--- Data section ---

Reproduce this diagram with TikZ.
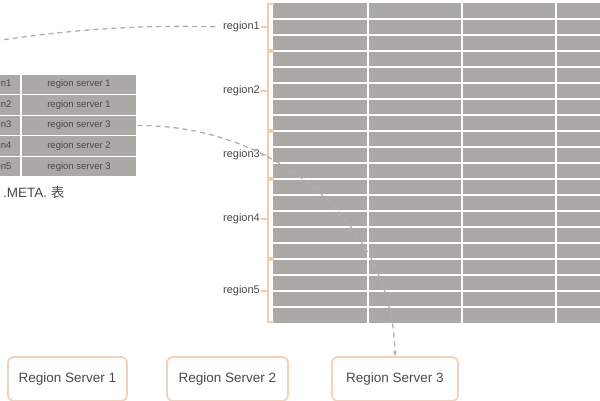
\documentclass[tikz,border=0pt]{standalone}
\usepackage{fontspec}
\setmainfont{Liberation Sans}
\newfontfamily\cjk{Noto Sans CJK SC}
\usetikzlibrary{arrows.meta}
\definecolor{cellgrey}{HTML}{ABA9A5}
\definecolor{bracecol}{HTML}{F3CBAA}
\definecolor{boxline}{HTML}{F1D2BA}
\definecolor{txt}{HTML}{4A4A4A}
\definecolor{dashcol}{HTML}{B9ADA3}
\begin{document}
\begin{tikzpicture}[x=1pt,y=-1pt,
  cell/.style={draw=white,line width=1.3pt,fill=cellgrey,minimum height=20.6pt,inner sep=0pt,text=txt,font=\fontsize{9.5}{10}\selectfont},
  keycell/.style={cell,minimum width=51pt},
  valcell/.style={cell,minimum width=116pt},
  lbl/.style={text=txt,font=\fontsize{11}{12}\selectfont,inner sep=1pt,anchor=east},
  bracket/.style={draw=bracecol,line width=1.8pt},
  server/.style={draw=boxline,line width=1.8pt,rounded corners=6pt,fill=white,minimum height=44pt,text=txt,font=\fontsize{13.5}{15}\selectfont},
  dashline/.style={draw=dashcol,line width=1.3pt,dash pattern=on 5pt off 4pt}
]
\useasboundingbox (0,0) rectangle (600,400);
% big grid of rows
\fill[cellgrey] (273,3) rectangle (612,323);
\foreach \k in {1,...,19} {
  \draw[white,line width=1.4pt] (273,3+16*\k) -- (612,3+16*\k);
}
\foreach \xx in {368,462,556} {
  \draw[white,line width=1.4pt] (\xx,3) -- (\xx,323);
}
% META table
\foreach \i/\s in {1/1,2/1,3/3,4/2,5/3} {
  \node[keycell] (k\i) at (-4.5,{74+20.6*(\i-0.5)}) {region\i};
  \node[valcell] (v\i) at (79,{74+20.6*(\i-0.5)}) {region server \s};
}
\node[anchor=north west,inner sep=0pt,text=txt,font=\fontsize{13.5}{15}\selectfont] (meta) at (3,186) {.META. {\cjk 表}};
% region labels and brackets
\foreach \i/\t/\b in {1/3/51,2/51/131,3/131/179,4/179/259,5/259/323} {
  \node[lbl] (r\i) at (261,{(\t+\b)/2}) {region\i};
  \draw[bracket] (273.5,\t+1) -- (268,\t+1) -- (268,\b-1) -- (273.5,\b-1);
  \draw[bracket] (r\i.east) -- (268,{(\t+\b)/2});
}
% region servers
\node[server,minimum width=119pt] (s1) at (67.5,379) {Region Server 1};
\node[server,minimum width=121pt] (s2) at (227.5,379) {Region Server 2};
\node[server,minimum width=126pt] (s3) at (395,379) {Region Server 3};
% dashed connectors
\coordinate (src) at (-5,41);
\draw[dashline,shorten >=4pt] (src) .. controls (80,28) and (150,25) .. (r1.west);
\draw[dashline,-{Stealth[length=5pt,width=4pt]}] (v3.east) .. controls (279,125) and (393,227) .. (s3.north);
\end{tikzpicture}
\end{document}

---

» Stated task
In the copy, include no pictures; restate the listing above exactly.

» Exercise output
Reproduce this diagram with TikZ.
\documentclass[tikz,border=0pt]{standalone}
\usepackage{fontspec}
\setmainfont{Liberation Sans}
\newfontfamily\cjk{Noto Sans CJK SC}
\usetikzlibrary{arrows.meta}
\definecolor{cellgrey}{HTML}{ABA9A5}
\definecolor{bracecol}{HTML}{F3CBAA}
\definecolor{boxline}{HTML}{F1D2BA}
\definecolor{txt}{HTML}{4A4A4A}
\definecolor{dashcol}{HTML}{B9ADA3}
\begin{document}
\begin{tikzpicture}[x=1pt,y=-1pt,
  cell/.style={draw=white,line width=1.3pt,fill=cellgrey,minimum height=20.6pt,inner sep=0pt,text=txt,font=\fontsize{9.5}{10}\selectfont},
  keycell/.style={cell,minimum width=51pt},
  valcell/.style={cell,minimum width=116pt},
  lbl/.style={text=txt,font=\fontsize{11}{12}\selectfont,inner sep=1pt,anchor=east},
  bracket/.style={draw=bracecol,line width=1.8pt},
  server/.style={draw=boxline,line width=1.8pt,rounded corners=6pt,fill=white,minimum height=44pt,text=txt,font=\fontsize{13.5}{15}\selectfont},
  dashline/.style={draw=dashcol,line width=1.3pt,dash pattern=on 5pt off 4pt}
]
\useasboundingbox (0,0) rectangle (600,400);
% big grid of rows
\fill[cellgrey] (273,3) rectangle (612,323);
\foreach \k in {1,...,19} {
  \draw[white,line width=1.4pt] (273,3+16*\k) -- (612,3+16*\k);
}
\foreach \xx in {368,462,556} {
  \draw[white,line width=1.4pt] (\xx,3) -- (\xx,323);
}
% META table
\foreach \i/\s in {1/1,2/1,3/3,4/2,5/3} {
  \node[keycell] (k\i) at (-4.5,{74+20.6*(\i-0.5)}) {region\i};
  \node[valcell] (v\i) at (79,{74+20.6*(\i-0.5)}) {region server \s};
}
\node[anchor=north west,inner sep=0pt,text=txt,font=\fontsize{13.5}{15}\selectfont] (meta) at (3,186) {.META. {\cjk 表}};
% region labels and brackets
\foreach \i/\t/\b in {1/3/51,2/51/131,3/131/179,4/179/259,5/259/323} {
  \node[lbl] (r\i) at (261,{(\t+\b)/2}) {region\i};
  \draw[bracket] (273.5,\t+1) -- (268,\t+1) -- (268,\b-1) -- (273.5,\b-1);
  \draw[bracket] (r\i.east) -- (268,{(\t+\b)/2});
}
% region servers
\node[server,minimum width=119pt] (s1) at (67.5,379) {Region Server 1};
\node[server,minimum width=121pt] (s2) at (227.5,379) {Region Server 2};
\node[server,minimum width=126pt] (s3) at (395,379) {Region Server 3};
% dashed connectors
\coordinate (src) at (-5,41);
\draw[dashline,shorten >=4pt] (src) .. controls (80,28) and (150,25) .. (r1.west);
\draw[dashline,-{Stealth[length=5pt,width=4pt]}] (v3.east) .. controls (279,125) and (393,227) .. (s3.north);
\end{tikzpicture}
\end{document}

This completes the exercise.